- Task -
Without including the pictures, copy out every line below.
--------------------------------------------------
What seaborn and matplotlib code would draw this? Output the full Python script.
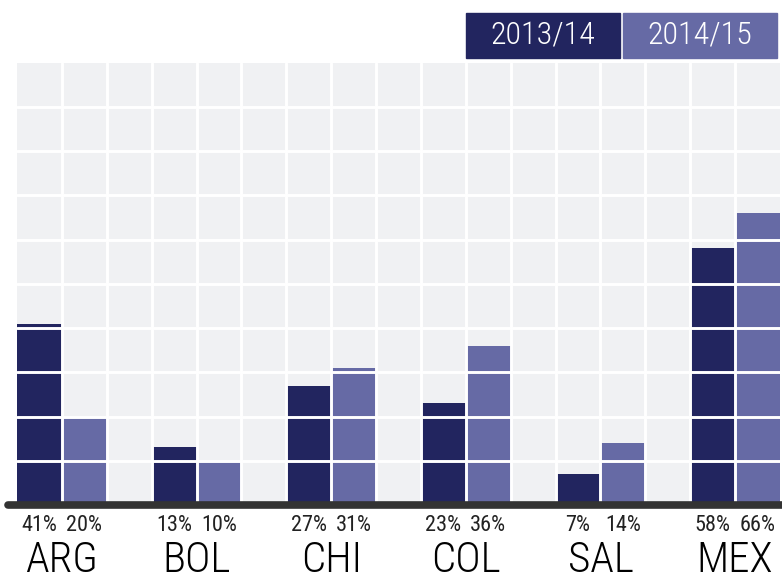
import pandas as pd
import seaborn as sns
import matplotlib
matplotlib.use("Agg")
import matplotlib.pyplot as plt
from matplotlib.patches import Rectangle

# ================================
# Data
# ================================
countries = ["ARG", "BOL", "CHI", "COL", "SAL", "MEX"]
seasons = ["2013/14", "2014/15"]
share_1314 = [41, 13, 27, 23, 7, 58]
share_1415 = [20, 10, 31, 36, 14, 66]

DARK = "#22255f"
LIGHT = "#666aa5"
PANEL = "#f0f1f3"
COND = ["Roboto Condensed", "DejaVu Sans"]

rows = []
for i, c in enumerate(countries):
    rows.append({"country": c, "season": seasons[0], "value": share_1314[i], "pos": 3 * i})
    rows.append({"country": c, "season": seasons[1], "value": share_1415[i], "pos": 3 * i + 1})
df = pd.DataFrame(rows)

# ================================
# Plot
# ================================
sns.set_style("white")
fig = plt.figure(figsize=(7.82, 5.82), dpi=100)
ax = fig.add_axes([17 / 782, 77 / 582, 763 / 782, 442.5 / 582])
ax.set_facecolor(PANEL)

sns.barplot(
    data=df, x="pos", y="value", hue="season", hue_order=seasons,
    palette=[DARK, LIGHT], native_scale=True, dodge=False, width=1,
    saturation=1, linewidth=0, legend=False, ax=ax
)

ax.set_xlim(-0.5, 16.5)
ax.set_ylim(0, 100)
ax.set_xticks([x + 0.5 for x in range(16)])
ax.set_yticks(range(10, 100, 10))
ax.set_axisbelow(False)
ax.grid(True, color="white", linewidth=2.1)
ax.tick_params(length=0, labelbottom=False, labelleft=False)
ax.set_xlabel("")
ax.set_ylabel("")
for s in ax.spines.values():
    s.set_visible(False)

# thick baseline
ax.axhline(0, xmin=-0.012, xmax=1.01, color="#333333", lw=5.5, clip_on=False, zorder=5)

# labels under the bars
for _, r in df.iterrows():
    ax.annotate(f"{r['value']}%", xy=(r["pos"], 0), xytext=(0, -18.5),
                textcoords="offset points", ha="center", va="baseline",
                fontsize=16, color="#222222", family=COND)
for i, c in enumerate(countries):
    ax.annotate(c, xy=(3 * i + 0.5, 0), xytext=(0, -54.5),
                textcoords="offset points", ha="center", va="bottom",
                fontsize=31, color="black", family=COND, fontweight="light")

# legend boxes top right
for j, (lab, col) in enumerate(zip(seasons, [DARK, LIGHT])):
    x0 = (466 + j * 157) / 782
    fig.patches.append(Rectangle((x0, (582 - 58) / 582), 154 / 782, 45 / 582,
                                 transform=fig.transFigure, color=col))
    fig.text(x0 + 77 / 782, (582 - 36) / 582, lab, color="white", fontsize=23,
             ha="center", va="center", family=COND, fontweight="light")

plt.savefig("out.png", dpi=100)
plt.close()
--------------------------------------------------
- Task output -
What seaborn and matplotlib code would draw this? Output the full Python script.
import pandas as pd
import seaborn as sns
import matplotlib
matplotlib.use("Agg")
import matplotlib.pyplot as plt
from matplotlib.patches import Rectangle

# ================================
# Data
# ================================
countries = ["ARG", "BOL", "CHI", "COL", "SAL", "MEX"]
seasons = ["2013/14", "2014/15"]
share_1314 = [41, 13, 27, 23, 7, 58]
share_1415 = [20, 10, 31, 36, 14, 66]

DARK = "#22255f"
LIGHT = "#666aa5"
PANEL = "#f0f1f3"
COND = ["Roboto Condensed", "DejaVu Sans"]

rows = []
for i, c in enumerate(countries):
    rows.append({"country": c, "season": seasons[0], "value": share_1314[i], "pos": 3 * i})
    rows.append({"country": c, "season": seasons[1], "value": share_1415[i], "pos": 3 * i + 1})
df = pd.DataFrame(rows)

# ================================
# Plot
# ================================
sns.set_style("white")
fig = plt.figure(figsize=(7.82, 5.82), dpi=100)
ax = fig.add_axes([17 / 782, 77 / 582, 763 / 782, 442.5 / 582])
ax.set_facecolor(PANEL)

sns.barplot(
    data=df, x="pos", y="value", hue="season", hue_order=seasons,
    palette=[DARK, LIGHT], native_scale=True, dodge=False, width=1,
    saturation=1, linewidth=0, legend=False, ax=ax
)

ax.set_xlim(-0.5, 16.5)
ax.set_ylim(0, 100)
ax.set_xticks([x + 0.5 for x in range(16)])
ax.set_yticks(range(10, 100, 10))
ax.set_axisbelow(False)
ax.grid(True, color="white", linewidth=2.1)
ax.tick_params(length=0, labelbottom=False, labelleft=False)
ax.set_xlabel("")
ax.set_ylabel("")
for s in ax.spines.values():
    s.set_visible(False)

# thick baseline
ax.axhline(0, xmin=-0.012, xmax=1.01, color="#333333", lw=5.5, clip_on=False, zorder=5)

# labels under the bars
for _, r in df.iterrows():
    ax.annotate(f"{r['value']}%", xy=(r["pos"], 0), xytext=(0, -18.5),
                textcoords="offset points", ha="center", va="baseline",
                fontsize=16, color="#222222", family=COND)
for i, c in enumerate(countries):
    ax.annotate(c, xy=(3 * i + 0.5, 0), xytext=(0, -54.5),
                textcoords="offset points", ha="center", va="bottom",
                fontsize=31, color="black", family=COND, fontweight="light")

# legend boxes top right
for j, (lab, col) in enumerate(zip(seasons, [DARK, LIGHT])):
    x0 = (466 + j * 157) / 782
    fig.patches.append(Rectangle((x0, (582 - 58) / 582), 154 / 782, 45 / 582,
                                 transform=fig.transFigure, color=col))
    fig.text(x0 + 77 / 782, (582 - 36) / 582, lab, color="white", fontsize=23,
             ha="center", va="center", family=COND, fontweight="light")

plt.savefig("out.png", dpi=100)
plt.close()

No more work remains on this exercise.